Mit einer Gruppe von Reisenden, die sich in Kabul kennengelernt hatten, spazierten wir unbesorgt (naiv?) durch die Stadt, an meiner Seite eine schöne junge Frau. «This T-Shirt», sagte George aus Südafrika, der dafür ein Auge hatte, «does not exactly hide your form.» Einheimische Frauen trugen Blusen und Pluderhosen, Kleider, manche Schleier oder Burkas verschiedener Farben. Was das T-Shirt betrifft, hatte George recht - was hier nicht Georges wegen erwähnt sei, sondern wegen Kabul in den siebziger Jahren. So lange ist das noch nicht her, aber eine vergleichbare Szene im Kabul von heute ist unvorstellbar.

Die siebziger Jahre waren für die afghanische Hauptstadt eine Atempause. Damals interessierten sich ausser ein paar Hippies nicht viele für sie. Das «Great Game», in dem sich das Britische Kolonialreich und das Russische Zarenreich gegenüberstanden, war lange vorbei. Und Afghanistan war am Ende der Welt.

Dort blieb es bis zu dem Putsch, durch den König Zahir Shah - ein entfernter Cousin von Ali Seraj - 1973 abgesetzt wurde. Da dies mit sowjetischer Unterstützung geschah, liess die Neuinszenierung des Grossen Spiels nicht mehr lange auf sich warten. Die eher nationalistische als sozialistische Regierung von Mohammed Daoud blieb von Moskau abhängig, was Washington dazu bewog, oppositionellen Kräften im Land beizustehen. Nachdem die Sowjets dann 1979 in Afghanistan einmarschiert waren und eine Marionettenregierung unter Babrak Karmal installiert hatten, unterstützten die Amerikaner den Widerstand im grossen Stil.

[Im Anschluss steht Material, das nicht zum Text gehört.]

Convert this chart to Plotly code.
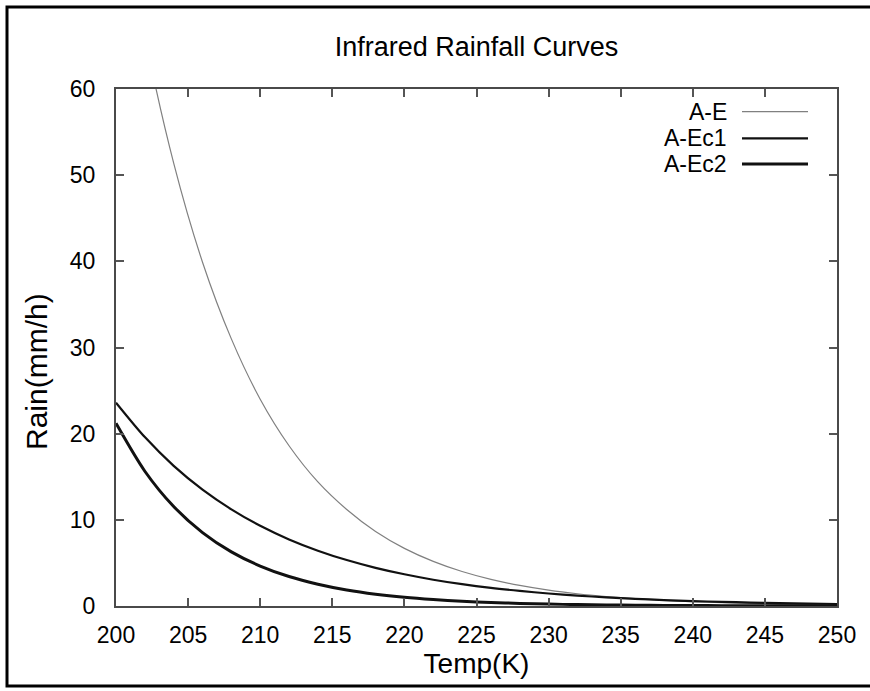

Rund zehn Jahre lang versuchten die Sowjets vergeblich, Afghanistan zu einem Vasallen zu machen, um den Preis Tausender ziviler Toter, während die USA die Rebellen mit Waffen versorgten. Wäre es möglich gewesen, aus dem katastrophalen Fehlschlag Lehren zu ziehen?

Heute, wo Kabul wieder aus den gleichen Gründen Schlagzeilen macht, muss diese Frage erneut gestellt werden. Während er sich um die Evakuierung seiner Landsleute kümmerte, beteuerte Italiens Aussenminister Luigi di Maio, seine Regierung werde die Afghanen nicht im Stich lassen. «Die Afghanen»? Offenbar gehören die Taliban nicht dazu. Aber, darf man auch fragen, hätten die Taliban das Land völlig ohne Rückhalt in der Bevölkerung binnen weniger Wochen einnehmen können?

Die Afghanen «nicht im Stich lassen», diese Redeweise suggeriert ein bestimmtes Verständnis davon, weshalb italienische Soldaten in dem zentralasiatischen Land waren, was analog für die Truppen anderer Nato-Länder gilt. Müssten sie beteuern, die Afghanen nicht im Stich zu lassen, wenn sie nicht uneingeladen in das Land eingedrungen wären, weil sie besser wissen, wie man regiert und Menschenrechte respektiert?

Kurz vor seinem Tod 2018 twitterte Prinz Ali, Antiislamist und Antikommunist, der seit 1978 im amerikanischen Exil lebte, was er mir einst erklärt hatte: «Afghanistan bestand aus einer Reihe von Stämmen und ethnischen Gruppen, die kein Invasor sprengen konnte.» Dann fügte er hinzu: «Weshalb verteidigt Ihr uns gegen unsere Feinde? Hat sich einmal jemand die Mühe gemacht, Afghanen zu fragen, ob sie sich selbst verteidigen wollen?»

Warum konnte eine junge Frau vor fünfzig Jahren im T-Shirt durch die Strassen Kabuls schlendern und kann es heute nicht mehr? Wer ist dafür verantwortlich? Nur die barbarischen Taliban? «Wir werden die Fehler bewerten und daraus Lehren für die nächsten Einsätze zwischen Afrika und dem Mittleren Osten ziehen müssen», sagte in einem Interview mit dem «Corriere della Sera» der pensionierte General Marco Bertolini, der selbst in Afghanistan war. Das Grosse Spiel geht also weiter.